Monday, January 16, 2006

Feeling Sentimental And . . .

This feeling must have come after I re-read MLK's speech. Or maybe it has been lurking since New Year's Day. While away, I saw an old color movie with Jane Wyman and Rock Hudson. Jane is a widow with two children she has wrapped her life around, she lives in a small affluent town in Maine, or Mass. And she makes the mistake of falling in love with her landscape man (she explains to folks that he is definately not a gardener??) She goes to his cabin in the woods and picks up his book by Thoreau, it is open to Walden Pond, she understands him better and falls in love. Her neighbors and children find out and are embarrassed for her and themselves. She is persuaded to give him up, because, "What will people say??". Her best friend suggests that she get herself a new fangled television to keep herself company.  She says no. A year later, her children are now ready to spread their adverturous wings so they buy mom a television to keep her company and warm. Oh yes, they want her to sell the house too. After all, it is far too big for one person. When I came home I looked for my copy but could not find it, I still think it is here somewhere :-(

A portion of Walden Pond, "I went to the woods because I wished to live deliberately, to front only the essential facts of life, and see if I could not learn what it had to teach, and not, when I came to die, discover that I had not lived. I did not wish to live what was not life, living is so dear; nor did I wish to practise resignation, unless it was quite necessary.

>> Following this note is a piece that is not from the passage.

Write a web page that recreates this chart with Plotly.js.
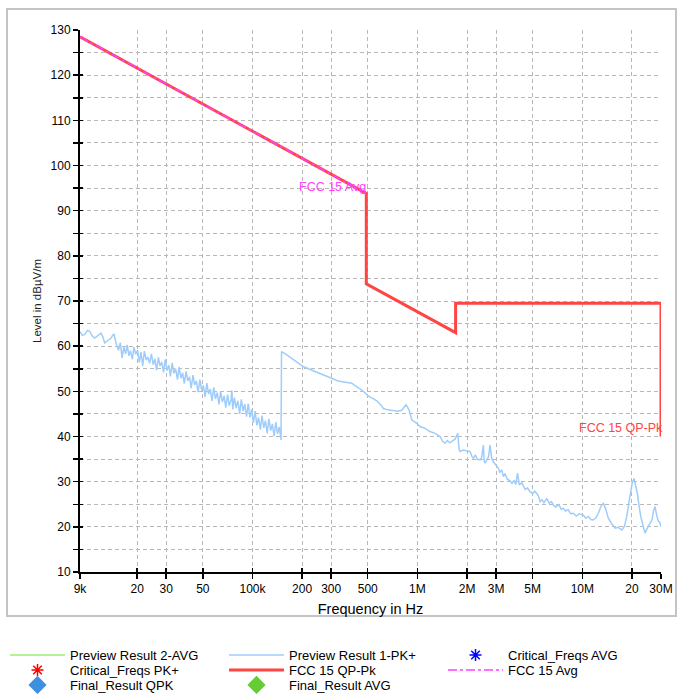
<!DOCTYPE html>
<html><head><meta charset="utf-8">
<script src="https://cdn.plot.ly/plotly-3.0.1.min.js"></script>
<style>html,body{margin:0;padding:0;background:#fff;}</style>
</head><body>
<div id="chart" style="width:679px;height:694px;"></div>
<script>
// ---- axis ticks ----
const xTickVals = [9e3,2e4,3e4,5e4,1e5,2e5,3e5,5e5,1e6,2e6,3e6,5e6,1e7,2e7,3e7];
const xTickText = ['9k','20','30','50','100k','200','300','500','1M','2M','3M','5M','10M','20','30M'];
const yTickVals = [10,15,20,25,30,35,40,45,50,55,60,65,70,75,80,85,90,95,100,105,110,115,120,125,130];
const yTickText = ['10','','20','','30','','40','','50','','60','','70','','80','','90','','100','','110','','120','','130'];

// ---- Preview Result 1-PK+ (frequency in kHz, level in dBµV/m), 9 kHz – 150 kHz ----
const pkLowFreqKHz = [
 9.0,9.3,9.6,10.0,10.3,10.7,11.05,11.5,12.07,12.4,
 12.7,13.2,13.9,14.2,14.47,14.88,15.0,15.4,15.8,16.2,
 16.6,17.0,17.4,17.8,18.2,18.7,19.1,19.6,20.1,20.6,
 21.1,21.6,22.1,22.7,23.2,23.8,24.4,25.0,25.6,26.2,
 26.9,27.5,28.2,28.9,29.6,30.3,31.1,31.8,32.6,33.4,
 34.2,35.1,35.9,36.8,37.7,38.6,39.6,40.5,41.5,42.5,
 43.6,44.6,45.7,46.8,48.0,49.2,50.4,51.6,52.9,54.2,
 55.5,56.8,58.2,59.6,61.1,62.6,64.1,65.7,67.3,68.9,
 70.6,72.3,74.1,75.0,75.9,77.7,79.6,81.6,83.6,85.6,
 87.7,89.8,92.0,94.3,96.6,98.9,101.3,103.8,106.3,108.9,
 111.6,114.3,117.1,119.9,122.8,125.8,128.9,132.0,135.2,138.5,
 141.9,145.4,149.0];
const pkLowLevel = [
 63.2,62.4,62.6,63.5,63.3,62.2,61.8,62.4,62.9,62.0,
 60.7,61.2,61.8,62.4,62.7,60.7,60.2,59.1,60.8,57.4,
 59.9,58.3,60.3,57.9,59.0,57.1,59.8,58.2,59.1,56.4,
 58.7,55.6,58.9,56.9,57.6,56.2,58.3,55.9,57.2,54.7,
 57.5,55.6,56.5,54.2,57.1,54.6,55.8,53.3,56.3,54.0,
 55.0,52.6,55.4,52.9,54.1,51.7,54.4,52.3,53.2,50.7,
 53.6,51.4,52.3,49.8,52.6,50.2,51.3,48.7,51.8,49.4,
 50.5,47.9,50.9,48.3,49.7,47.1,50.0,47.6,49.0,46.4,
 49.3,46.8,48.1,50.2,46.0,48.6,46.3,47.9,45.0,48.2,
 45.6,47.2,44.4,47.3,44.2,46.0,43.0,45.6,42.5,44.2,
 41.5,44.6,41.9,43.5,40.7,43.9,41.3,42.8,40.1,43.2,
 40.6,42.1,39.2];

// ---- Preview Result 1-PK+, 150 kHz – 30 MHz ----
const pkHighFreqKHz = [
 150,160,180,203,239.5,270,302,330,360,400,
 430,460,504,516,540,567,600,622,660,715,
 760,804,853,875,894,924,960,991,1038,1100,
 1193,1280,1372,1420,1471,1520,1570,1616,1691,1757,
 1790,1814,1900,2000,2085,2140,2184,2250,2300,2399,
 2450,2512,2540,2572,2650,2700,2757,2820,2887,3000,
 3097,3160,3250,3320,3400,3500,3646,3750,3850,3950,
 4050,4150,4300,4389,4500,4650,4820,5000,5150,5293,
 5420,5543,5700,5850,6087,6300,6500,6675,6900,7200,
 7450,7672,7900,8200,8500,8823,9200,9600,10140,10500,
 10900,11300,11660,12100,12510,13000,13410,13800,14380,15000,
 15790,16500,17350,18000,18600,19200,19670,20100,20590,21000,
 21560,22100,22610,23300,24010,24800,25750,26500,27000,27610,
 28200,28920,29500,30000];
const pkHighLevel = [
 58.8,58.2,56.8,55.5,54.4,53.7,52.9,52.3,52.0,51.8,
 51.0,50.3,49.0,48.7,48.4,47.9,47.0,46.2,45.9,45.7,
 45.6,45.8,47.0,46.4,45.7,43.7,43.3,42.9,42.2,41.9,
 41.1,40.7,40.0,39.0,38.5,39.1,38.6,38.9,39.4,40.7,
 37.2,36.7,37.0,36.8,36.7,35.6,35.2,35.9,35.0,34.8,
 35.3,38.1,34.6,34.1,34.9,35.5,38.1,35.2,34.4,33.6,
 33.0,32.1,32.6,31.1,31.8,30.6,30.2,29.6,30.3,29.4,
 31.9,29.3,29.8,29.1,28.3,28.6,27.8,27.4,27.9,27.4,
 26.8,25.6,26.0,25.3,26.3,25.2,25.6,24.8,24.4,24.9,
 23.9,24.1,23.5,23.8,22.9,23.0,22.4,22.9,22.6,21.9,
 22.3,21.6,21.5,22.0,23.0,24.6,25.2,24.2,21.9,20.8,
 19.7,19.9,19.3,20.1,22.3,25.5,28.2,29.8,30.7,29.4,
 27.4,24.6,22.3,20.4,18.6,19.7,20.8,21.6,23.5,24.5,
 22.7,21.2,21.0,20.0];

// ---- FCC 15 limit lines (Hz, dBµV/m) ----
const qpFreq = [9e3, 490e3, 490e3, 1.705e6, 1.705e6, 30e6, 30e6];
const qpLevel = [128.5, 93.8, 73.8, 63.0, 69.5, 69.5, 40.0];
const avgFreq = [9e3, 490e3];
const avgLevel = [128.5, 93.8];

// ---- labels ----
const labelAvg = {text: 'FCC 15 Avg', freq: 490e3, level: 95.3};
const labelQP = {text: 'FCC 15 QP-Pk', freq: 30e6, level: 41.9};

const pkFreq = pkLowFreqKHz.concat(pkHighFreqKHz).map(v => v * 1000);
const pkLevel = pkLowLevel.concat(pkHighLevel);

const FONT = 'Liberation Sans, Arial, sans-serif';
const xRange = [Math.log10(9e3), Math.log10(3e7)];
const yRange = [10, 130];
const NONE = [null]; // legend-only series (no visible points in the chart)

const traces = [
  {name: 'Preview Result 1-PK+', x: pkFreq, y: pkLevel, type: 'scatter', mode: 'lines',
   line: {color: '#9fcdfb', width: 1.5}, legend: 'legend2'},
  {name: 'Preview Result 2-AVG', x: NONE, y: NONE, type: 'scatter', mode: 'lines',
   line: {color: '#99ee77', width: 1.5}, legend: 'legend'},
  {name: 'Critical_Freqs AVG', x: NONE, y: NONE, type: 'scatter', mode: 'markers',
   marker: {symbol: 'asterisk-open', size: 10, color: '#0000ff', line: {color: '#0000ff', width: 1.5}}, legend: 'legend3'},
  {name: 'Critical_Freqs PK+', x: NONE, y: NONE, type: 'scatter', mode: 'markers',
   marker: {symbol: 'asterisk-open', size: 10, color: '#ff0000', line: {color: '#ff0000', width: 1.5}}, legend: 'legend4'},
  {name: 'FCC 15 QP-Pk', x: qpFreq, y: qpLevel, type: 'scatter', mode: 'lines',
   line: {color: '#ff4444', width: 3}, legend: 'legend5'},
  {name: 'FCC 15 Avg', x: avgFreq, y: avgLevel, type: 'scatter', mode: 'lines',
   line: {color: '#ff40ff', width: 1.5, dash: 'dashdot'}, legend: 'legend6'},
  {name: 'Final_Result QPK', x: NONE, y: NONE, type: 'scatter', mode: 'markers',
   marker: {symbol: 'diamond', size: 14, color: '#3f8fe0'}, legend: 'legend7'},
  {name: 'Final_Result AVG', x: NONE, y: NONE, type: 'scatter', mode: 'markers',
   marker: {symbol: 'diamond', size: 14, color: '#66cc33'}, legend: 'legend8'},
  {x: NONE, y: NONE, xaxis: 'x2', yaxis: 'y2', showlegend: false, type: 'scatter', mode: 'lines'}
];

// one legend box per entry, laid out as 3 columns x 3 rows below the frame
const colLeftPx = [5, 224, 443];
const rowTopPx = [640, 655, 670];
function legendAt(col, row, itemWidth) {
  return {
    orientation: 'h', xref: 'container', yref: 'container',
    x: colLeftPx[col] / 679, xanchor: 'left', y: 1 - rowTopPx[row] / 694, yanchor: 'top',
    itemwidth: itemWidth || 55,
    font: {family: FONT, size: 13, color: '#000'}, bgcolor: 'rgba(0,0,0,0)'
  };
}

const gridDash = '4px,3px';
const layout = {
  width: 679, height: 694,
  margin: {l: 80, r: 18, t: 30, b: 122},
  paper_bgcolor: '#ffffff', plot_bgcolor: '#ffffff',
  font: {family: FONT, color: '#000', size: 11},
  showlegend: true,
  xaxis: {
    type: 'log', range: xRange, tickmode: 'array', tickvals: xTickVals, ticktext: xTickText,
    ticks: 'outside', ticklen: 5, tickwidth: 1.5, tickcolor: '#000',
    showline: true, linecolor: '#000', linewidth: 2,
    showgrid: true, gridcolor: '#b8b8b8', gridwidth: 1, griddash: gridDash,
    zeroline: false, tickfont: {family: FONT, size: 12, color: '#000'},
    title: {text: 'Frequency in Hz', font: {family: FONT, size: 14.5, color: '#000'}, standoff: 8},
    fixedrange: true
  },
  yaxis: {
    range: yRange, tickmode: 'array', tickvals: yTickVals, ticktext: yTickText,
    ticks: 'outside', ticklen: 5, tickwidth: 1.5, tickcolor: '#000',
    showline: true, linecolor: '#000', linewidth: 2,
    showgrid: true, gridcolor: '#b8b8b8', gridwidth: 1, griddash: gridDash,
    zeroline: false, tickfont: {family: FONT, size: 12, color: '#000'},
    title: {text: 'Level in dBµV/m', font: {family: FONT, size: 11.5, color: '#222'}, standoff: 7},
    fixedrange: true
  },
  xaxis2: {
    type: 'log', range: xRange, overlaying: 'x', anchor: 'y2', tickmode: 'array', tickvals: xTickVals,
    ticks: 'inside', ticklen: 4, tickwidth: 1.5, tickcolor: '#000', showticklabels: false,
    showgrid: false, showline: false, zeroline: false, fixedrange: true
  },
  yaxis2: {
    range: yRange, overlaying: 'y', anchor: 'x2', tickmode: 'array', tickvals: yTickVals,
    ticks: 'inside', ticklen: 3, tickwidth: 1.5, tickcolor: '#000', showticklabels: false,
    showgrid: false, showline: false, zeroline: false, fixedrange: true
  },
  legend: legendAt(0, 0),
  legend2: legendAt(1, 0),
  legend3: legendAt(2, 0),
  legend4: legendAt(0, 1),
  legend5: legendAt(1, 1),
  legend6: legendAt(2, 1),
  legend7: legendAt(0, 2),
  legend8: legendAt(1, 2),
  annotations: [
    {x: Math.log10(labelAvg.freq), y: labelAvg.level, xref: 'x', yref: 'y', text: labelAvg.text,
     showarrow: false, xanchor: 'right', yanchor: 'middle', xshift: 2,
     font: {family: FONT, size: 12.5, color: '#ff40ff'}},
    {x: Math.log10(labelQP.freq), y: labelQP.level, xref: 'x', yref: 'y', text: labelQP.text,
     showarrow: false, xanchor: 'right', yanchor: 'middle', xshift: 4,
     font: {family: FONT, size: 12.5, color: '#ff4444'}}
  ],
  shapes: [
    {type: 'rect', xref: 'paper', yref: 'paper', x0: -0.1256, x1: 1.0258, y0: -0.0812, y1: 1.0387,
     line: {color: '#c4c4c4', width: 2}, fillcolor: 'rgba(0,0,0,0)', layer: 'below'}
  ]
};

Plotly.newPlot('chart', traces, layout, {staticPlot: true, displayModeBar: false});
</script>
</body></html>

I wanted to live deep and suck out all the marrow of life, to live so sturdily and Spartan- like as to put to rout all that was not life, to cut a broad swath and shave close, to drive life into a corner, and reduce it to its lowest terms, and, if it proved to be mean, why then to get the whole and genuine meanness of it, and publish its meanness to the world; or if it were sublime, to know it by experience, and be able to give a true account of it in my next excursion."  Awesome.

Sometimes I feel that I could live that way, but I fear that my former boss Walt Worrell was correct when told me that he thought that I would not be willing to move (he was thinking of buying another chain of newspapers, rural PA??, can't recall) because, I can't live without theater. I laughed and told him I love regional theater also. I admit now that he was dead on target at that time.